Who knew only 24hrs this picture was taken on a brilliant night with 20 amazing people what we were to face 24hrs later. Since being back in London I've gone through all the emotions you can go through from feeling angry to just feeling so cold and empty. Last week Monday to Thursday was especially difficult all I could to was cry and just think "God Why?". It led to taking long walks in the earlier hours of the morning or just sitting in bed just crying. I've spent a lot of time with the awesome guys from FP and its been amazing. Brett our base leader has just been such a father to us all from coming up to Wales to support us to opening up his house for us all one evening which was amazing. For me I struggled with it all just the grief of losing a friend and another dear friend in hospital and just trying to understand "Why God?" but this last week I've just had to almost teach myself again that God knows and I'm a small human and will never understand because He is infinitely more than I can ever comprehend. I keep having this picture in my head of a me and God trying to rest his arm on me and bring me close but each time he does I push him away or turn away but the funny thing is with this vision I keep having is that God just keeps going on coming and eventually I give in and go in for a cuddle of comfort from him.

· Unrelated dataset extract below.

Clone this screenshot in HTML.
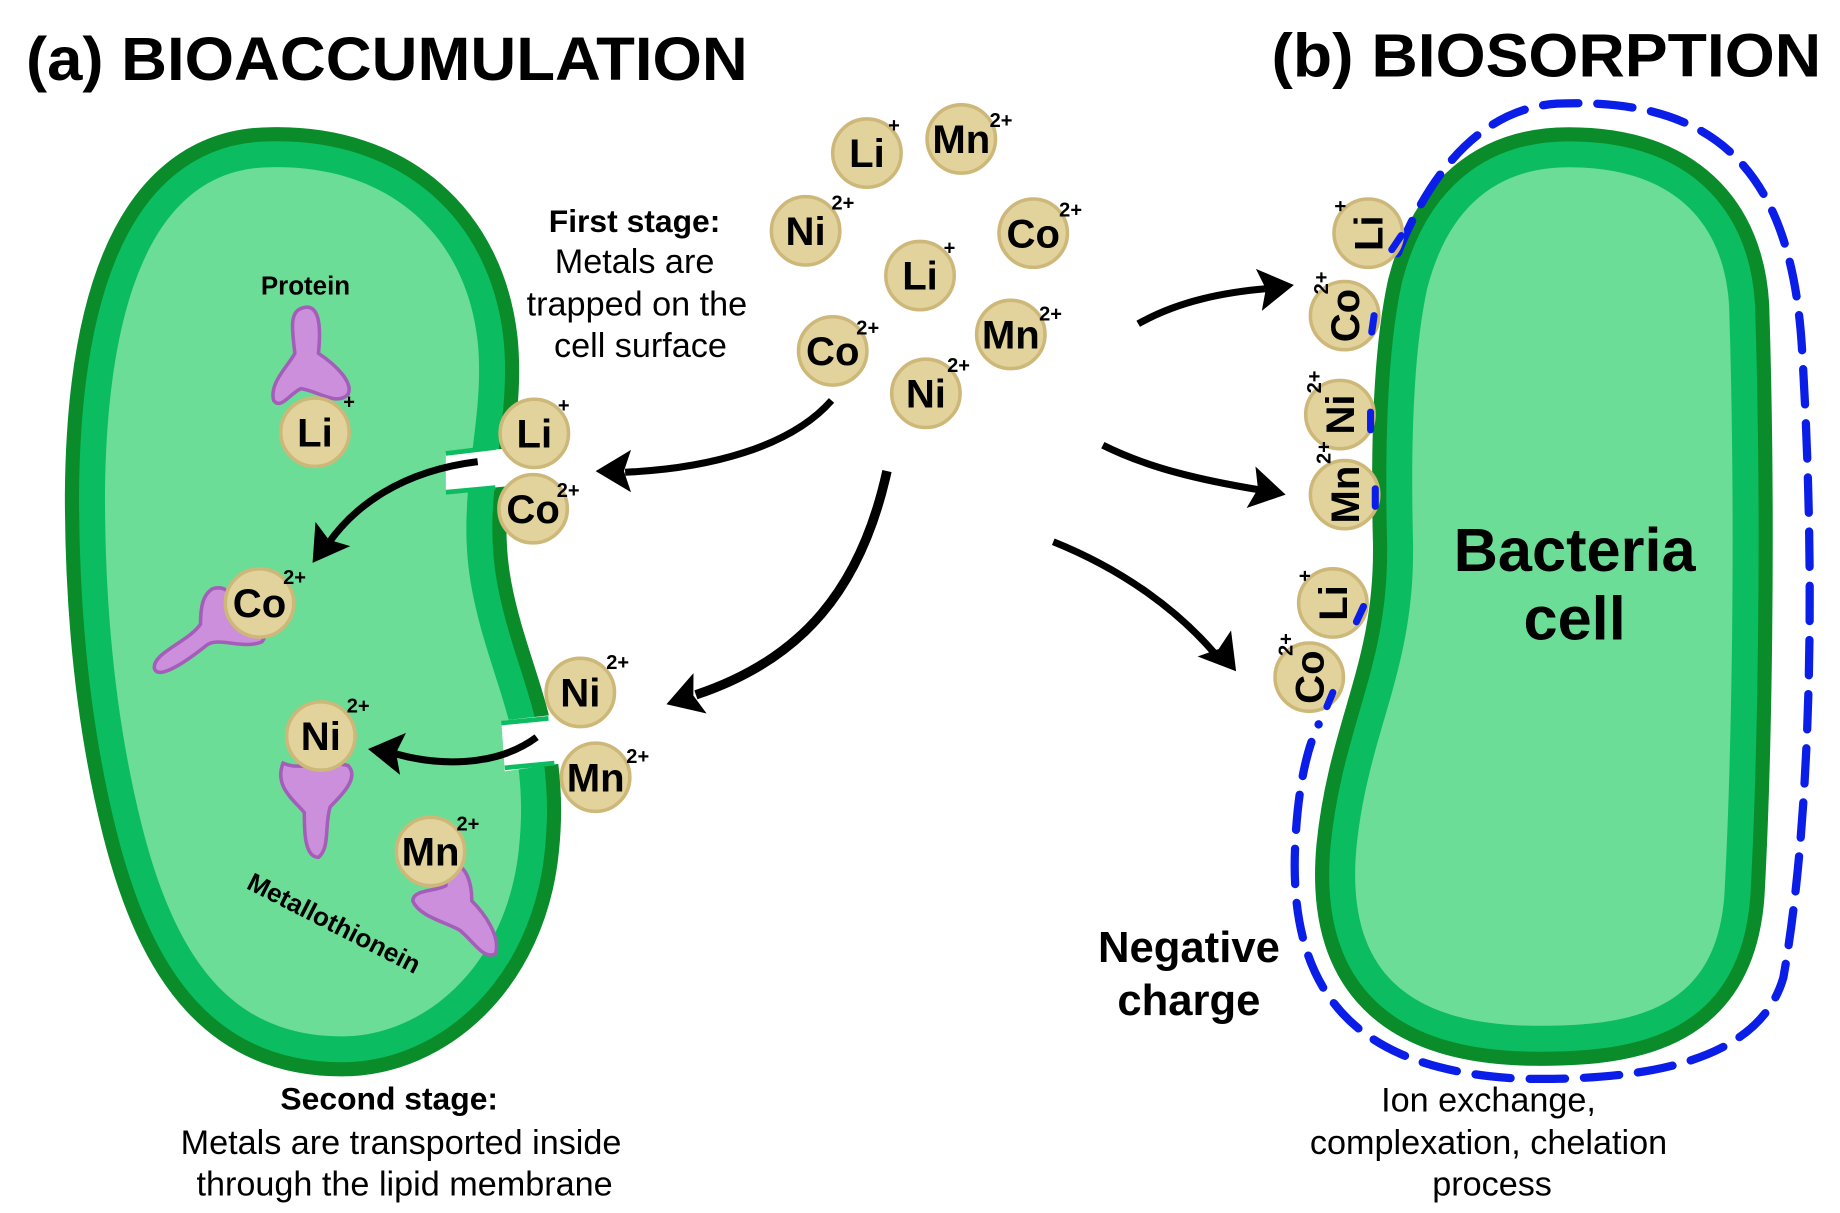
<!DOCTYPE html>
<html><head><meta charset="utf-8"><style>
html,body{margin:0;padding:0;background:#fff;}
svg{display:block;}
text{font-family:"Liberation Sans",sans-serif;}
.ion circle{fill:#e2d39c;stroke:#cdb879;stroke-width:3;}
.ion text.s{font-weight:bold;font-size:34px;text-anchor:middle;}
.ion text.c{font-weight:bold;font-size:17px;}
.prot{fill:#cc8fdc;stroke:#a45db8;stroke-width:3;}
</style></head><body>
<svg width="1840" height="1213" viewBox="0 0 1560 1030" preserveAspectRatio="none" xmlns="http://www.w3.org/2000/svg">
<defs>
<path id="lc" d="M 230,142 C 330,140 395,200 405,290 C 412,360 385,420 400,500 C 415,580 450,625 440,720 C 430,820 360,880 290,880 C 200,880 150,820 120,700 C 95,600 89,500 89,420 C 90,280 120,142 230,142 Z"/>
<path id="rc" d="M 1330,142 C 1420,142 1462,190 1466,260 C 1472,450 1468,650 1462,760 C 1455,855 1390,872 1300,871 C 1200,870 1140,830 1150,720 C 1160,620 1200,570 1198,460 C 1196,380 1198,300 1210,245 C 1228,175 1270,142 1330,142 Z"/>
<g id="arrowhead"><polygon points="0,0 -30,-18 -24,0 -30,18" fill="#000"/></g>
</defs>

<text x="22" y="68" font-size="52" font-weight="bold" textLength="612" lengthAdjust="spacingAndGlyphs">(a) BIOACCUMULATION</text>
<text x="1078" y="65" font-size="52" font-weight="bold" textLength="466" lengthAdjust="spacingAndGlyphs">(b) BIOSORPTION</text>

<use href="#lc" fill="none" stroke="#0a8c2a" stroke-width="68"/>
<use href="#lc" fill="none" stroke="#0bbd60" stroke-width="44"/>
<use href="#lc" fill="#6cdd96"/>
<path d="M 378,385 L 440,380 L 440,412 L 378,418 Z" fill="#fff"/>
<path d="M 378,385 L 420,380" stroke="#0bbd60" stroke-width="4"/>
<path d="M 378,418 L 420,414" stroke="#0bbd60" stroke-width="4"/>
<path d="M 425,612 L 478,606 L 478,648 L 428,655 Z" fill="#fff"/>
<path d="M 425,614 L 465,610" stroke="#0bbd60" stroke-width="4"/>
<path d="M 428,652 L 470,648" stroke="#0bbd60" stroke-width="4"/>

<use href="#rc" fill="none" stroke="#0a8c2a" stroke-width="68"/>
<use href="#rc" fill="none" stroke="#0bbd60" stroke-width="44"/>
<use href="#rc" fill="#6cdd96"/>
<path d="M 1185,215 C 1215,140 1260,92 1320,88 C 1460,82 1520,150 1528,300 C 1540,500 1535,700 1512,830 C 1492,900 1400,918 1290,916 C 1170,910 1092,862 1098,720 C 1100,670 1108,635 1118,615" fill="none" stroke="#0a1ee8" stroke-width="7" stroke-dasharray="30 16" stroke-linecap="round"/>
<text x="1335" y="485" font-size="52" font-weight="bold" text-anchor="middle">Bacteria</text>
<text x="1335" y="543" font-size="52" font-weight="bold" text-anchor="middle">cell</text>

<path class="prot" d="M 255,262 C 272,255 272,280 270,300 C 285,310 300,325 295,335 C 285,345 270,332 255,330 C 245,335 238,348 232,340 C 228,325 245,310 250,300 C 248,282 245,266 255,262 Z"/>
<path class="prot" d="M 180,500 C 195,495 200,512 205,520 C 220,525 230,535 222,545 C 205,552 185,540 175,548 C 160,560 135,578 131,568 C 128,555 160,545 170,530 C 170,515 172,505 180,500 Z"/>
<path class="prot" d="M 240,648 C 255,655 275,645 295,650 C 305,660 290,675 280,685 C 275,700 280,720 270,728 C 258,728 258,705 258,690 C 250,680 232,668 240,648 Z"/>
<path class="prot" d="M 380,735 C 395,730 400,750 400,765 C 410,775 425,795 420,810 C 410,815 402,800 390,790 C 378,783 355,778 350,765 C 350,755 370,757 378,752 Z"/>
<text x="259" y="250" font-size="22" font-weight="bold" text-anchor="middle">Protein</text>
<text x="208" y="754" font-size="22" font-weight="bold" transform="rotate(27 208 754)">Metallothionein</text>

<text x="538" y="197" font-size="27" font-weight="bold" text-anchor="middle">First stage:</text>
<text x="538" y="232" font-size="29" text-anchor="middle">Metals are</text>
<text x="540" y="268" font-size="29" text-anchor="middle">trapped on the</text>
<text x="543" y="303" font-size="29" text-anchor="middle">cell surface</text>
<text x="330" y="942" font-size="27" font-weight="bold" text-anchor="middle">Second stage:</text>
<text x="340" y="980" font-size="29" text-anchor="middle">Metals are transported inside</text>
<text x="343" y="1015" font-size="29" text-anchor="middle">through the lipid membrane</text>
<text x="1008" y="817" font-size="37" font-weight="bold" text-anchor="middle">Negative</text>
<text x="1008" y="862" font-size="37" font-weight="bold" text-anchor="middle">charge</text>
<text x="1262" y="944" font-size="29" text-anchor="middle">Ion exchange,</text>
<text x="1262" y="980" font-size="29" text-anchor="middle">complexation, chelation</text>
<text x="1265" y="1015" font-size="29" text-anchor="middle">process</text>

<g fill="none" stroke="#000" stroke-width="6">
<path d="M 705,340 C 670,380 600,398 530,401"/>
<path d="M 752,400 C 730,500 680,560 590,590" stroke-width="8"/>
<path d="M 405,392 C 340,400 300,430 278,462"/>
<path d="M 455,626 C 420,652 370,650 335,640"/>
<path d="M 965,275 C 1000,255 1040,248 1075,245"/>
<path d="M 935,378 C 975,398 1020,408 1068,416"/>
<path d="M 893,460 C 955,485 1000,520 1030,555"/>
</g>
<use href="#arrowhead" transform="translate(505,400) rotate(180)"/>
<use href="#arrowhead" transform="translate(565,598) rotate(162)"/>
<use href="#arrowhead" transform="translate(265,478) rotate(125)"/>
<use href="#arrowhead" transform="translate(312,636) rotate(188)"/>
<use href="#arrowhead" transform="translate(1097,242) rotate(-8)"/>
<use href="#arrowhead" transform="translate(1090,420) rotate(12)"/>
<use href="#arrowhead" transform="translate(1048,570) rotate(52)"/>

<g class="ion">
<g transform="translate(735,130)"><circle r="29"/><text class="s" y="12">Li</text><text class="c" x="18" y="-18">+</text></g>
<g transform="translate(815,118)"><circle r="29"/><text class="s" y="12">Mn</text><text class="c" x="24" y="-10">2+</text></g>
<g transform="translate(683,196)"><circle r="29"/><text class="s" y="12">Ni</text><text class="c" x="22" y="-18">2+</text></g>
<g transform="translate(876,198)"><circle r="29"/><text class="s" y="12">Co</text><text class="c" x="22" y="-14">2+</text></g>
<g transform="translate(780,234)"><circle r="29"/><text class="s" y="12">Li</text><text class="c" x="20" y="-18">+</text></g>
<g transform="translate(706,298)"><circle r="29"/><text class="s" y="12">Co</text><text class="c" x="20" y="-14">2+</text></g>
<g transform="translate(857,284)"><circle r="29"/><text class="s" y="12">Mn</text><text class="c" x="24" y="-12">2+</text></g>
<g transform="translate(785,334)"><circle r="29"/><text class="s" y="12">Ni</text><text class="c" x="18" y="-18">2+</text></g>
<g transform="translate(453,368)"><circle r="29"/><text class="s" y="12">Li</text><text class="c" x="20" y="-18">+</text></g>
<g transform="translate(452,432)"><circle r="29"/><text class="s" y="12">Co</text><text class="c" x="20" y="-10">2+</text></g>
<g transform="translate(267,367)"><circle r="29"/><text class="s" y="12">Li</text><text class="c" x="24" y="-20">+</text></g>
<g transform="translate(220,512)"><circle r="29"/><text class="s" y="12">Co</text><text class="c" x="20" y="-16">2+</text></g>
<g transform="translate(272,625)"><circle r="29"/><text class="s" y="12">Ni</text><text class="c" x="22" y="-20">2+</text></g>
<g transform="translate(365,723)"><circle r="29"/><text class="s" y="12">Mn</text><text class="c" x="22" y="-18">2+</text></g>
<g transform="translate(492,588)"><circle r="29"/><text class="s" y="12">Ni</text><text class="c" x="22" y="-20">2+</text></g>
<g transform="translate(505,660)"><circle r="29"/><text class="s" y="12">Mn</text><text class="c" x="26" y="-12">2+</text></g>
</g>
<g class="ion">
<g transform="translate(1160,198) rotate(-90)"><circle r="29"/><text class="s" y="12">Li</text><text class="c" x="18" y="-18">+</text></g>
<g transform="translate(1140,268) rotate(-90)"><circle r="29"/><text class="s" y="12">Co</text><text class="c" x="18" y="-14">2+</text></g>
<g transform="translate(1136,352) rotate(-90)"><circle r="29"/><text class="s" y="12">Ni</text><text class="c" x="18" y="-16">2+</text></g>
<g transform="translate(1140,420) rotate(-90)"><circle r="29"/><text class="s" y="12">Mn</text><text class="c" x="26" y="-12">2+</text></g>
<g transform="translate(1130,512) rotate(-90)"><circle r="29"/><text class="s" y="12">Li</text><text class="c" x="18" y="-18">+</text></g>
<g transform="translate(1110,575) rotate(-90)"><circle r="29"/><text class="s" y="12">Co</text><text class="c" x="18" y="-14">2+</text></g>
</g>
<g stroke="#0a1ee8" stroke-width="6" stroke-linecap="round">
<path d="M 1180,212 L 1188,200"/>
<path d="M 1163,282 L 1165,268"/>
<path d="M 1162,365 L 1162,350"/>
<path d="M 1166,430 L 1166,415"/>
<path d="M 1150,528 L 1156,515"/>
<path d="M 1125,600 L 1130,588"/>
</g>
</svg>
</body></html>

So this week Friday after giving my statement to police I sat by myself in Queens Road Wimbledon Church pulling myself together and I said "God I surrender, I'm hurting let your will be done only you know what to do" and with that I couldn't finish my little prayer because I had a phone call saying people were going out for lunch but like I began to feel a tad better like it wasn't much but it still was something. Since just surrendering everything I've began to feel better like Obliviously sometime its gets hard and I cry till I'm outer of tears but I know I have a hope that I will See Annie again in heaven and it will be in Heaven and I've begun to thank God for her life from the 1st time I met her at Newday 2007 then meeting her again doing FP year and growing in relationship over the year (Check out some of the Tributes that have been written about Annie or write your own by clicking this link). God is now in control so it's time to sit back relax and enjoy the ride.